Capitalizing on patients' life experiences will lead to more effective learning. During the needs assessment, learners are invited to share what they know about a behavior such as getting physical activity, their past experiences with this behavior, their attitudes or beliefs about the topic, their cultural beliefs, and their own perceived strengths or deficiencies about the behavior. Building on their experience and addressing any related issues potentiates learning.

All adults desire autonomy, including the ability to make their own decisions. Personal autonomy and responsibility for health care, from patients' perspectives, can only be realized if they are treated as independent and capable. Providing opportunities during teaching or training for learners to make decisions, set personal goals, and create action plans is a requirement. Helping patients anticipate barriers and devise strategies to overcome those barriers is an important component of this process.

Finally, taking action requires learners to be able to use and practice what they have learned with some immediacy. Adults learning a new job skill, for example, must use the skill immediately, or they lose both interest and the knowledge or skill they have acquired. The same is true for patients acquiring new diabetes self-management concepts and skills. Creating opportunities during the learning session to practice skills such as monitoring blood glucose, reading food labels, and choosing portion sizes can help patients incorporate such skills into their daily lives.

Measuring outcomes or obtaining metrics is something with which health care professionals are becoming increasingly familiar. Measuring against Healthcare Effectiveness Data and Information Set metrics, National Committee for Quality Assurance (NCQA) guidelines, and individual organization recommendations provides the feedback necessary for continuous quality improvement. Measuring outcomes also provides feedback to patients, providers, and the entire clinical practice about the effectiveness of their educational interventions.

Just as in quality-improvement initiatives, outcomes can be measured in terms of adoption of a process (such as checking A1C levels, exercising, or taking medications) or in terms of actual health outcomes (such as the percentage improvement in A1C level or weight change). Behavior changes can be both processes and health outcomes. For example, reducing calories could be a process that leads to the medical outcome of weight loss. On the other hand, reading labels and measuring portions can be a process leading to calorie reduction, which can itself be a desired outcome related to improved health outcomes.

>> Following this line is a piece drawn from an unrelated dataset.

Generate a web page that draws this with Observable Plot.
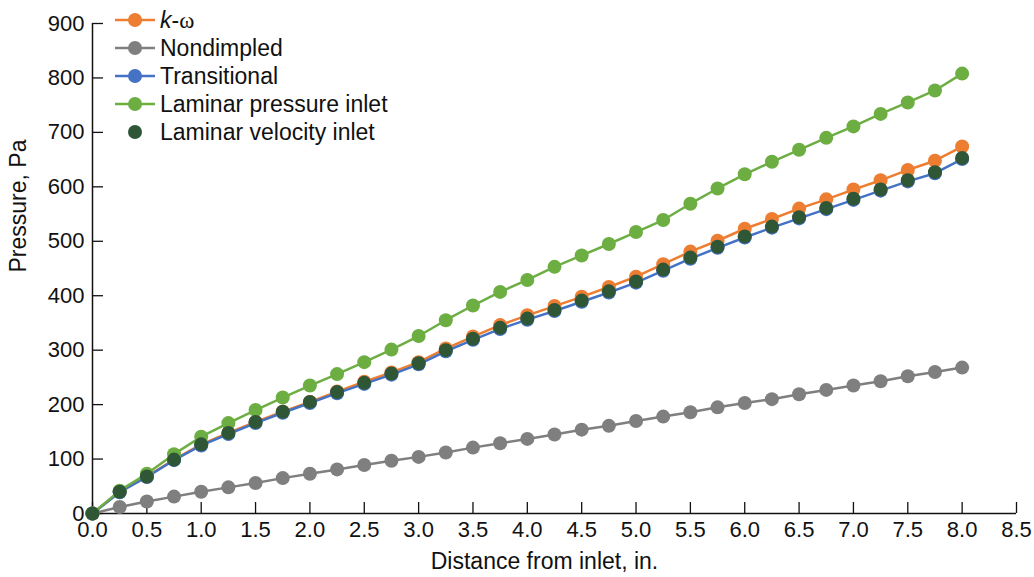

Because measurement is key to future reimbursement and quality improvement, it is important to recognize that outcome measures can be both individual (related to competence or performance) and population-based (related to the aggregated group performing the behaviors). Patient self-reported outcomes are also being considered as NCQA outcome measures for the future, suggesting that both providers and patients will need to become knowledgeable about outcomes. As providers and patients recognize the value of measuring outcomes, both benefit from improved patient health, enhanced personal satisfaction, and the potential for cost savings.